Build in unhurried time. The worst version of a vow renewal is one that feels rushed. Book a night or two. Let the ceremony be part of a longer experience rather than the only moment. Give yourselves space to actually feel it.
After the Ceremony
A vow renewal is most valuable when it's the beginning of something, not just a single event. The Gottman Institute describes rituals of connection as intentional practices that help partners consistently turn toward each other — appreciation, presence, weekly check-ins. The renewal ceremony can inaugurate that kind of practice rather than stand alone.
Frequently Asked Questions
What does it mean when a married couple renews their vows?
Renewing vows is a voluntary ceremony where a married couple reaffirms or rewrites their original wedding promises. It carries no legal weight — no new license is required — but holds deep emotional significance as a deliberate, chosen act of recommitment.

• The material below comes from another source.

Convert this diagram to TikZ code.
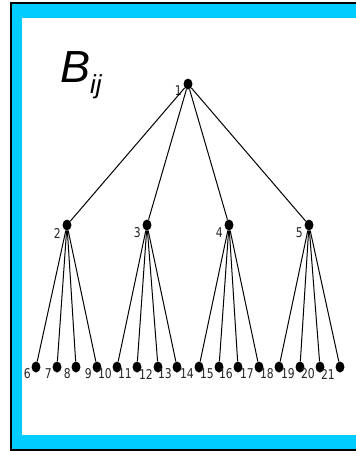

What are some promises couples commonly make during a vow renewal?
Vow renewal promises tend to be more specific than original vows. Common examples include committing to continued growth together, promising to choose each other daily rather than by default, pledging honest and kind communication, and honoring each other through whatever challenges come next.
What color dress is appropriate for a vow renewal?
There's no strict dress code. White remains popular and entirely appropriate. Soft neutrals, blush tones, florals, and any color that reflects the couple's style and the tone of their ceremony are all fitting choices — the only real guideline is that it feels like them.
When is the right time to renew wedding vows?
There is no set timeline. Couples renew vows after milestone anniversaries (10th, 25th, 50th), after major life transitions, after periods of hardship, or simply when the moment feels right. Some couples do it annually; others wait decades. There's no wrong answer.
Do you need an officiant or legal paperwork for a vow renewal?
No legal documents, licenses, or certified officiant are required. Since the couple is already legally married, any meaningful person in their lives can lead the ceremony — a friend, a family member, a spiritual leader — or the couple can simply exchange vows privately between themselves.